If you drive further, you might see behind the rusty skeleton of the industrial inner belly of Buffalo City the zinc-and-brick settlements of Duncan Village on the other side of the river. Founded in 1941, the township has always been home to migrants from outlying areas. However, the transfer of people from this area to Mdantsane in waves in the 1960s and 1970s, and Reeston in the 1990s, by local officials has been inadequate in alleviating the increasing number of households erecting informal structures in an attempt to access local economic opportunities.
Ironically, many of the 2,000 residents who will apparently be moved from Duncan Village in the coming weeks will be taken to Dimbaza. The same Dimbaza that clergyman David Russell starved over in protest; the dumping ground of the surplus and unwanted people of apartheid. Jesse Harber correctly notes that the removals, as urgent as they are in containment efforts, serve to reinforce the same de-densification thesis that has been a “recipe for failure”.

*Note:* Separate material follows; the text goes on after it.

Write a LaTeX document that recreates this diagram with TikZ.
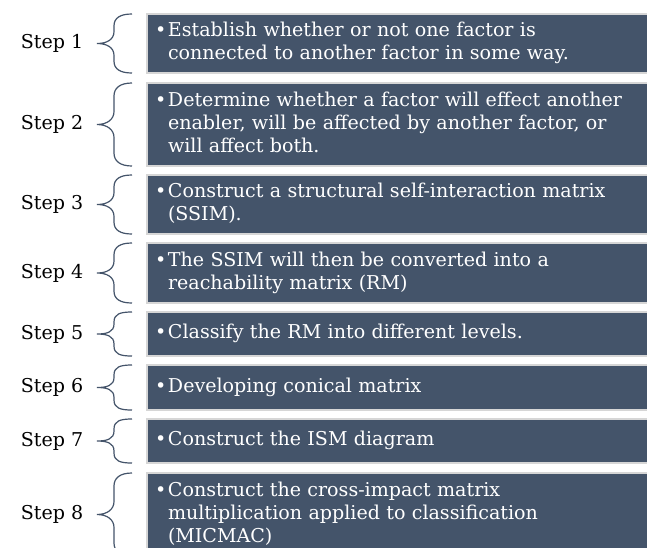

While the Covid-19 virus might not be the first virus to confront Duncan Village, the removals mooted in response to its spread by human settlements minister Lindiwe Sisulu are also not the first set of removals. The current crisis, though unprecedented in many ways, throws up a mix of old trauma, new contests and continuities in inequity and need. But it also presents an opportunity for an in situ reimagining of what the upgrading of informal settlements could look like, and the possibility of reversing the urban sprawl and migratory patterns at the centre of the challenges in local planning pursuits.
Whatsapp voice notes by councillors spread panic as locals rapidly procured — as the emergency requires — a bakkie for a local man to get tested for Covid-19. The residents are alive to what an uncontrolled and rapid spread of the virus could mean in the township’s historical infrastructure faultlines. The authorities know it too.
The Buffalo City Metro has received R340m to “evacuate” densely populated communities. The word evacuate rather than remove highlights the urgency of the situation. It also highlights the disappointment of it. In a week where storage tanks reached Maluti-a-Phofung and Kouga citizens who haven’t had water for years, many asked: “If this can be done so rapidly in an emergency situation, why was it not done pre-Covid?”
The evacuation is urgent because in many ways the authorities too accept that it is impossible to enforce the lockdown and social distancing in an area that houses between 80,000 and 100,000 residents. The plans are not just for Covid-19, it seems, but are also aimed at using the space afforded by the removals to overhaul the local sewer system and decongest the spatial organisation of a township that is at the heart of this industrial harbour city’s DNA.
South Africans will have front-row seats to watch the ambitions of state capacity unfold, and the direction such capacity is drawn towards. One hopes that a new world emerges on the other side. Beyond the covered pathway of uncertainty may lie opportunity.